How AI Image Recognition Works: A Simple Explanation
Jump to section
AI image recognition works by taking an image full of pixels and finding patterns that correspond to objects, scenes, text, and relationships. Modern models do not “see” like humans, but they are very good at learning visual structure from massive datasets.
The short version
A model receives pixel data, processes it through layers of computation, and predicts what the image contains.

That can include:
- objects
- scenes
- text
- activities
- rough context
Why that matters in real products
This is the technology behind tools that can:
- describe photos
- classify screenshots
- detect text in images
- generate image metadata
- create better filenames for visual files
- analyze document content for automated filing and renaming
That is how products like Zush can turn a weak filename into something descriptive based on the image content. Modern multimodal models extend beyond pure image recognition. They can also read and understand text-based documents, enabling tools like Zush to generate descriptive filenames for PDFs, Word documents, spreadsheets, and other file types, not just images.

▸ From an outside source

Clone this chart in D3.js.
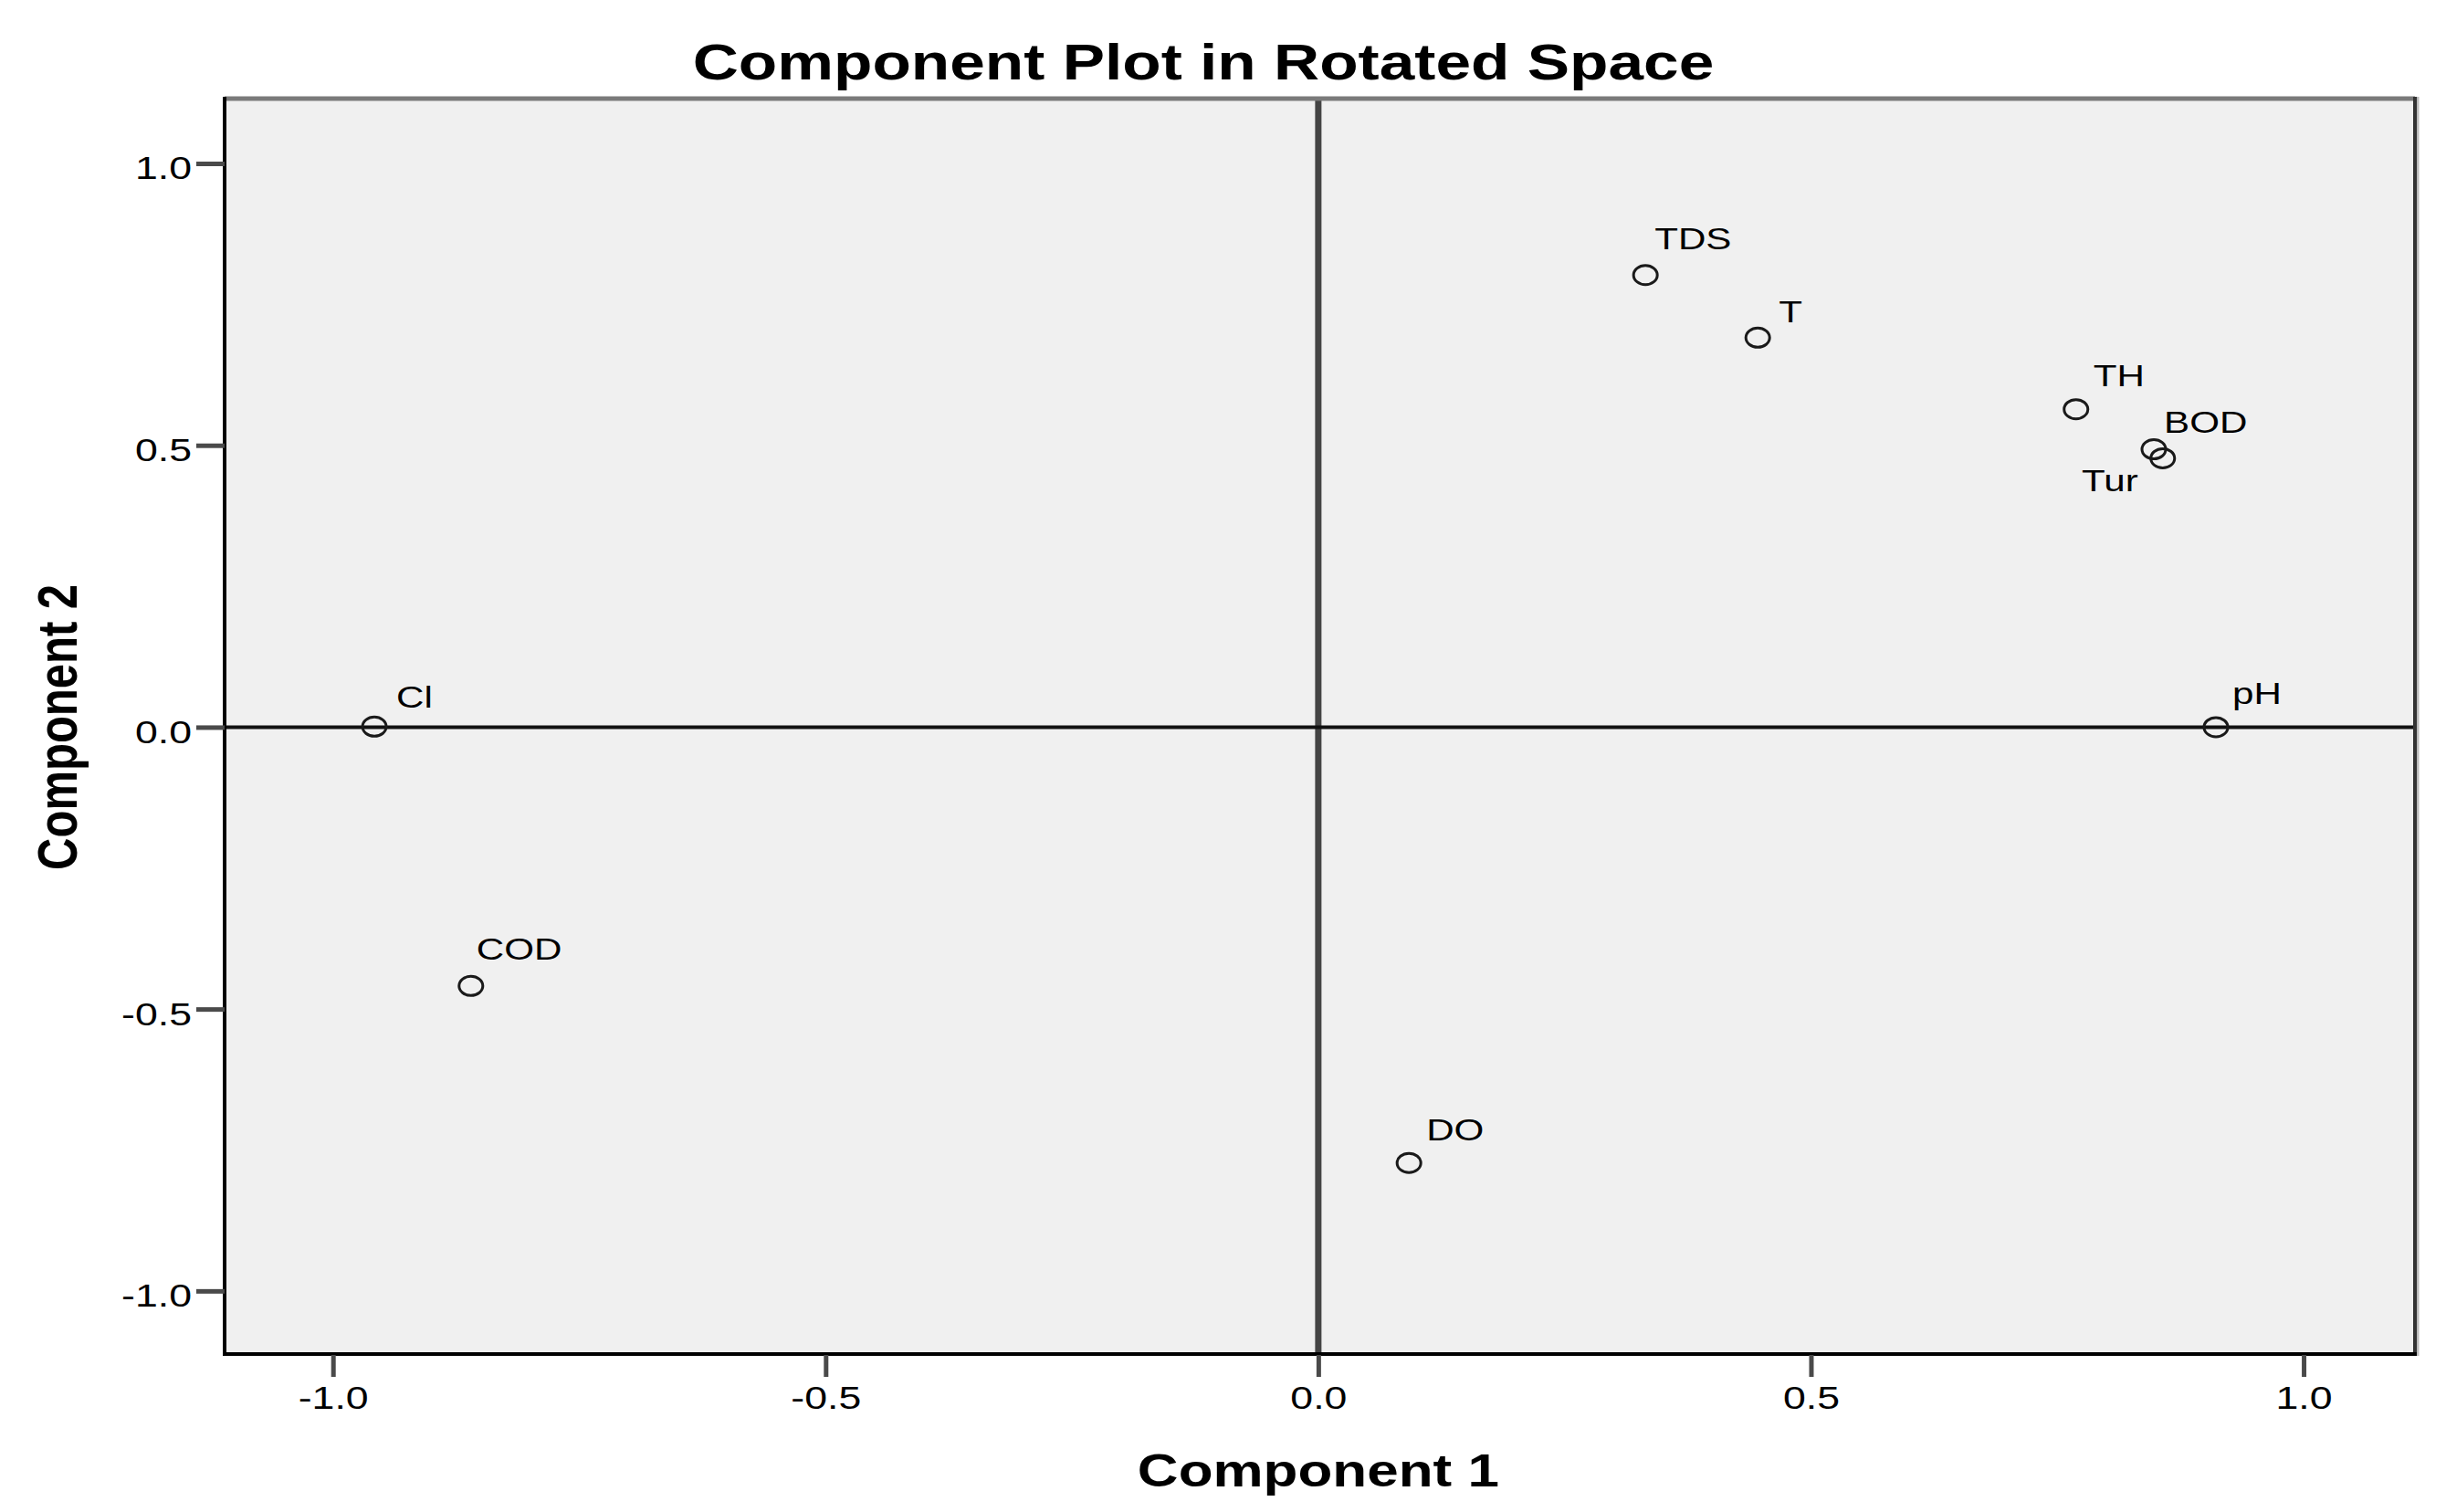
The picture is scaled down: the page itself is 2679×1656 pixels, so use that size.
<!DOCTYPE html>
<html>
<head>
<meta charset="utf-8">
<script src="https://cdn.jsdelivr.net/npm/d3@7"></script>
<style>
  body { margin: 0; background: #fff; }
  text { font-family: "Liberation Sans", Arial, sans-serif; fill: #000; }
</style>
</head>
<body>
<div id="chart"></div>
<script>
// Loadings
let varNames = ['TDS', 'T', 'TH', 'BOD', 'Tur', 'pH', 'Cl', 'COD', 'DO']
let comp1 = [0.332, 0.446, 0.769, 0.848, 0.857, 0.911, -0.958, -0.860, 0.092]
let comp2 = [0.802, 0.691, 0.564, 0.493, 0.477, 0.000, 0.001, -0.459, -0.773]
let tickValues = [-1.0, -0.5, 0.0, 0.5, 1.0]

// Label placement next to each marker (SPSS moves a few to avoid overlap)
let labelNudge = {
  TDS: [10, -28, 'start'], T: [23, -17, 'start'], TH: [19, -25, 'start'],
  BOD: [11, -18, 'start'], Tur: [-27, 36, 'end'], pH: [18, -25, 'start'],
  Cl: [24, -21, 'start'], COD: [6, -29, 'start'], DO: [19, -25, 'start']
}

let W = 2679, H = 1656
let plot = {l: 246, t: 108, r: 2645, b: 1483}
let stretch = 1.24 // the source image is stretched sideways

let svg = d3.select('#chart').append('svg')
  .attr('width', W)
  .attr('height', H)

let x = d3.scaleLinear().domain([-1.11, 1.113]).range([plot.l, plot.r])
let y = d3.scaleLinear().domain([-1.112, 1.115]).range([plot.b, plot.t])

// Plot background
svg.append('rect')
  .attr('x', plot.l).attr('y', plot.t)
  .attr('width', plot.r - plot.l).attr('height', plot.b - plot.t)
  .style('fill', '#f0f0f0')

// Reference lines through zero
svg.append('line')
  .attr('x1', x(0)).attr('x2', x(0))
  .attr('y1', plot.t).attr('y2', plot.b)
  .style('stroke', '#444').style('stroke-width', 7)
svg.append('line')
  .attr('x1', plot.l).attr('x2', plot.r)
  .attr('y1', y(0)).attr('y2', y(0))
  .style('stroke', '#111').style('stroke-width', 4)

// Frame
svg.append('line').attr('x1', plot.l).attr('x2', plot.r).attr('y1', plot.t).attr('y2', plot.t)
  .style('stroke', '#7a7a7a').style('stroke-width', 5)
svg.append('line').attr('x1', plot.r + 3).attr('x2', plot.r + 3).attr('y1', plot.t - 2).attr('y2', plot.b + 2)
  .style('stroke', '#bbb').style('stroke-width', 3)
svg.append('line').attr('x1', plot.r).attr('x2', plot.r).attr('y1', plot.t - 2).attr('y2', plot.b + 2)
  .style('stroke', '#333').style('stroke-width', 4)
svg.append('line').attr('x1', plot.l).attr('x2', plot.l).attr('y1', plot.t - 2).attr('y2', plot.b + 2)
  .style('stroke', '#000').style('stroke-width', 4)
svg.append('line').attr('x1', plot.l - 2).attr('x2', plot.r + 2).attr('y1', plot.b).attr('y2', plot.b)
  .style('stroke', '#000').style('stroke-width', 4)

// Axes
let fmt = function(d) { return d.toFixed(1) }

let xAxis = svg.append('g')
  .attr('transform', `translate(0, ${plot.b + 1})`)
  .call(d3.axisBottom(x).tickValues(tickValues).tickFormat(fmt).tickSize(24).tickPadding(9))
let yAxis = svg.append('g')
  .attr('transform', `translate(${plot.l}, 0)`)
  .call(d3.axisLeft(y).tickValues(tickValues).tickFormat(fmt).tickSize(31).tickPadding(5))

svg.selectAll('.domain').remove()
svg.selectAll('.tick line').style('stroke', '#4a4a4a').style('stroke-width', 5)
svg.selectAll('.tick text')
  .style('font-size', '36px')
  .style('fill', '#000')

xAxis.selectAll('.tick text')
  .attr('transform', `scale(${stretch},1)`)
yAxis.selectAll('.tick text')
  .attr('dy', '0.47em')
  .each(function() {
    let t = d3.select(this)
    let tx = +t.attr('x')
    t.attr('x', 0).attr('transform', `translate(${tx},0) scale(${stretch},1)`)
  })

// Markers and labels
let points = varNames.map(function(n, i) { return {name: n, c1: comp1[i], c2: comp2[i]} })

svg.append('g').selectAll('ellipse')
  .data(points)
  .enter().append('ellipse')
  .attr('cx', d => x(d.c1))
  .attr('cy', d => y(d.c2))
  .attr('rx', 10.5 * stretch)
  .attr('ry', 10.5)
  .style('fill', 'none')
  .style('stroke', '#1a1a1a')
  .style('stroke-width', 3)

svg.append('g').selectAll('text')
  .data(points)
  .enter().append('text')
  .attr('transform', d => {
    let n = labelNudge[d.name]
    return `translate(${x(d.c1) + n[0]},${y(d.c2) + n[1]}) scale(${stretch},1)`
  })
  .attr('text-anchor', d => labelNudge[d.name][2])
  .style('font-size', '34px')
  .text(d => d.name)

// Titles
svg.append('text')
  .attr('transform', `translate(1318, 87) scale(${stretch},1)`)
  .attr('text-anchor', 'middle')
  .style('font-size', '56px')
  .style('font-weight', 'bold')
  .text('Component Plot in Rotated Space')

svg.append('text')
  .attr('transform', `translate(${x(0)}, 1628) scale(${stretch},1)`)
  .attr('text-anchor', 'middle')
  .style('font-size', '50px')
  .style('font-weight', 'bold')
  .text('Component 1')

svg.append('text')
  .attr('transform', `translate(84, ${y(0)}) scale(${stretch},1) rotate(-90)`)
  .attr('text-anchor', 'middle')
  .style('font-size', '49px')
  .style('font-weight', 'bold')
  .text('Component 2')
</script>
</body>
</html>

What the model is actually learning
At a high level, image models learn:

- low-level patterns like edges and shapes
- larger visual features like textures and object parts
- whole objects or scene relationships
- probable meaning based on training examples
Why image recognition is not perfect
The model can still fail when:
- the image is blurry
- the subject is ambiguous
- context matters more than visible content
- the image contains niche or domain-specific material
So AI recognition is useful, but not magical.
Conclusion
AI image recognition is best understood as pattern recognition at scale. It takes pixels, finds meaningful structure, and predicts what is likely in the image. That makes it useful for search, labeling, and image organization workflows.